One reason for the distribution of influence among these parties in parliament is their role as bridge-builders. While the right- and left-wing parties take a clear party position on issues such as climate change or migration, the Centre and Liberal parties act as potential alliance partners, thus exerting a direct influence on important political decisions.
In terms of public influence, members of the National Council from the right- and left-wing parties dominate the ranking. The majority of FDP members are situated in the middle tier. Notably, FDP women exhibit higher levels of influence compared to their male counterparts in both the National Council and the Council of States, with this gender distinction being particularly pronounced in the National Council.

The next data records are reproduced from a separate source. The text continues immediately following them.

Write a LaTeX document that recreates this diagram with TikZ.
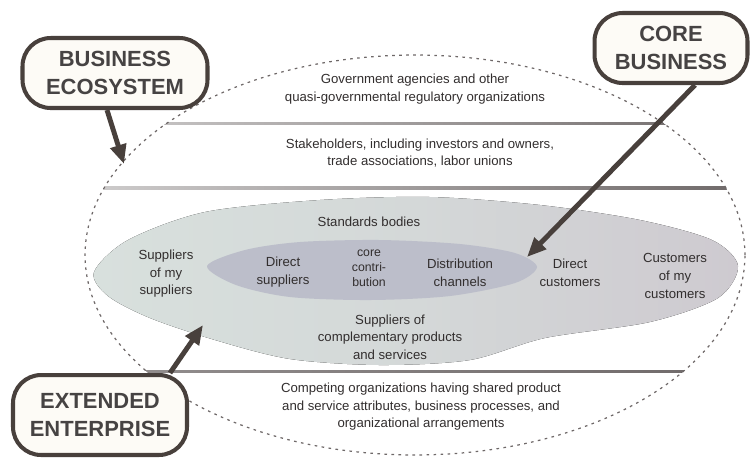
\documentclass[tikz,border=0pt]{standalone}
\usepackage{fontspec}
\setmainfont{Liberation Sans}
\usetikzlibrary{arrows.meta,positioning,shapes.geometric}
\definecolor{ecotext}{RGB}{50,46,46}
\definecolor{ecoline}{RGB}{110,104,104}
\definecolor{ecoframe}{RGB}{72,64,60}
\definecolor{ecofill}{RGB}{253,251,246}
\definecolor{extleft}{RGB}{216,224,221}
\definecolor{extmid}{RGB}{212,216,216}
\definecolor{extright}{RGB}{206,202,208}
\definecolor{corefill}{RGB}{188,190,202}

\begin{document}
\begin{tikzpicture}[x=0.02cm,y=-0.02cm,
    callout/.style={draw=ecoframe,line width=2.3pt,fill=ecofill,rounded corners=16pt,
        align=center,font=\bfseries\fontsize{12.5}{16}\selectfont,text=ecotext!90,inner sep=0pt},
    ringtext/.style={align=center,font=\fontsize{7.5}{10}\selectfont,text=ecotext},
    pointer/.style={-{Triangle[length=11pt,width=9pt]},line width=2.8pt,ecoframe}]
  \useasboundingbox (0,0) rectangle (750,458);

  % Extended enterprise (outer grey blob)
  \fill[left color=extleft,right color=extright,middle color=extmid]
    plot[smooth cycle] coordinates {(94,272) (128,240) (205,212) (320,200) (430,197)
      (540,205) (640,220) (712,240) (738,266) (718,298) (650,322) (545,338)
      (470,360) (380,365) (290,359) (215,340) (150,318) (108,296)};
  % Core business (inner lens)
  \fill[corefill]
    plot[smooth cycle] coordinates {(207,266) (245,250) (300,242) (380,240) (460,244)
      (515,253) (537,267) (515,283) (450,296) (370,300) (290,297) (236,285)};

  % Ring dividers
  \begin{scope}
    \clip (415,255) ellipse [x radius=6.6cm,y radius=4cm];
    \fill[left color=ecoline!25,right color=ecoline] (0,122) rectangle (750,124.5);
    \fill[left color=ecoline!25,right color=ecoline] (0,186.5) rectangle (750,189);
    \fill[left color=ecoline!70,right color=ecoline] (0,370) rectangle (750,372.5);
  \end{scope}

  % Business ecosystem boundary
  \draw[ecoline,line width=0.7pt,dash pattern=on 1.5pt off 2.5pt]
    (415,255) ellipse [x radius=6.6cm,y radius=4cm];

  % Ring labels
  \node[ringtext] (govt) at (415,89)
    {Government agencies and other\\quasi-governmental regulatory organizations};
  \node[ringtext] (stake) at (420,153)
    {Stakeholders, including investors and owners,\\trade associations, labor unions};
  \node[ringtext] (standards) at (369,222) {Standards bodies};
  \node[ringtext] (supsup) at (166,274) {Suppliers\\of my\\suppliers};
  \node[ringtext] (dirsup) at (283,272) {Direct\\suppliers};
  \node[ringtext,font=\fontsize{7}{8.5}\selectfont] (core) at (369,268) {core\\contri-\\bution};
  \node[ringtext] (distrib) at (460,273) {Distribution\\channels};
  \node[ringtext] (dircust) at (570,273) {Direct\\customers};
  \node[ringtext] (custcust) at (675,276) {Customers\\of my\\customers};
  \node[ringtext] (complement) at (390,337)
    {Suppliers of\\complementary products\\and services};
  \node[ringtext] (compet) at (421,407)
    {Competing organizations having shared product\\and service attributes, business processes, and\\organizational arrangements};

  % Callouts
  \node[callout,minimum width=3.7cm,minimum height=1.4cm] (ecosys) at (115,73)
    {BUSINESS\\ECOSYSTEM};
  \node[callout,minimum width=3.06cm,minimum height=1.4cm] (corebiz) at (671,48)
    {CORE\\BUSINESS};
  \node[callout,minimum width=3.48cm,minimum height=1.6cm] (extent) at (100,415)
    {EXTENDED\\ENTERPRISE};

  % Pointer tips
  \coordinate (ecosysTip) at (124,164);
  \coordinate (coreTip) at (527,257);
  \coordinate (extTip) at (203,325);

  \draw[pointer] ([xshift=-0.16cm]ecosys.south) -- (ecosysTip);
  \draw[pointer] ([xshift=0.48cm]corebiz.south) -- (coreTip);
  \draw[pointer] ([xshift=1.4cm]extent.north) -- (extTip);
\end{tikzpicture}
\end{document}
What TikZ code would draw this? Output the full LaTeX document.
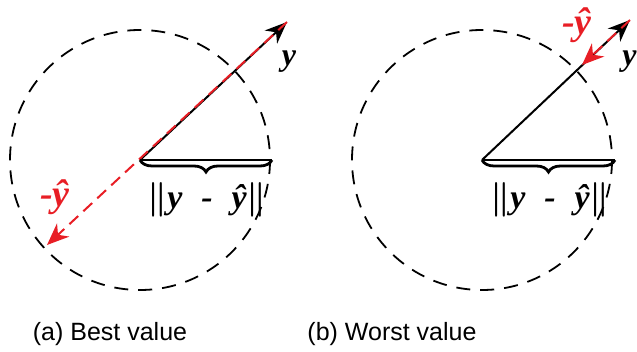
\documentclass[tikz,border=0pt]{standalone}
\usepackage{amsmath}
\usepackage{fontspec}
\setmainfont{Liberation Sans}
\newfontfamily\vecfont{Liberation Serif}
\usetikzlibrary{arrows.meta,decorations.pathreplacing}
\definecolor{vecred}{RGB}{232,30,37}

\begin{document}
\begin{tikzpicture}[
    x=0.5pt, y=-0.5pt,
    every node/.style={font=\fontsize{12.5}{14}\selectfont},
    ring/.style={draw, dashed, dash pattern=on 7pt off 5pt, line width=0.9pt},
    vec/.style={line width=1pt, -{Stealth[length=11pt, width=9pt, inset=3.5pt]}},
    negvec/.style={vec, vecred, dash pattern=on 6pt off 3.5pt},
    bracebar/.style={line width=1.4pt, decorate, decoration={brace, mirror, amplitude=6pt}},
    vlabel/.style={font=\vecfont\bfseries\itshape\fontsize{16}{18}\selectfont},
    rlabel/.style={font=\vecfont\bfseries\itshape\fontsize{19}{21}\selectfont, text=vecred},
    dlabel/.style={font=\vecfont\bfseries\itshape\fontsize{17}{19}\selectfont}
]
\useasboundingbox (0,0) rectangle (637,352);

% (a) best value
\coordinate (oA) at (140,160);
\coordinate (yA) at (287,22);
\coordinate (nA) at (47,245);
\coordinate (eA) at (272,160);
\draw[ring] (oA) circle (130);
\draw[vec] (oA) -- (yA);
\draw[negvec] (yA) -- (nA);
\draw[line width=1.2pt] (oA) -- (eA);
\draw[bracebar] (oA) -- (eA);
\node[vlabel] (lyA) at (289,62) {y};
\node[rlabel] (lnA) at (55,197) {-\^y};
\node[dlabel] (dA) at (207,200) {$\boldsymbol{\|}$y\;\;-\;\;\^y$\boldsymbol{\|}$};
\node (capA) at (110,334) {(a) Best value};

% (b) worst value
\coordinate (oB) at (482,160);
\coordinate (yB) at (630,20);
\coordinate (nB) at (582,65);
\coordinate (eB) at (615,160);
\draw[ring] (oB) circle (130);
\draw[vec] (oB) -- (yB);
\draw[negvec] (yB) -- (nB);
\draw[line width=1.2pt] (oB) -- (eB);
\draw[bracebar] (oB) -- (eB);
\node[vlabel, anchor=east, inner sep=0pt] (lyB) at (637,62) {y};
\node[rlabel] (lnB) at (577,25) {-\^y};
\node[dlabel] (dB) at (550,200) {$\boldsymbol{\|}$y\;\;-\;\;\^y$\boldsymbol{\|}$};
\node (capB) at (392,334) {(b) Worst value};
\end{tikzpicture}
\end{document}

Party presidents with significant public influence
Without exception, all party presidents have a significant level of public influence and rank among the 30 most publicly influential parliamentarians. This is primarily because they are the voice of their respective parties, leading to greater media exposure and public recognition.
The co-presidency of the Social Democratic Party (SP), held by Cédric Wermuth and Mattea Meyer, has been particularly successful, with both ranking second and sixth, respectively. Similarly, Gerhard Pfister (Centre), Thierry Burkart (FDP), Jürg Grossen (Green Liberal Party), and Cédric Wermuth are all the highest-ranking representatives within their respective parties.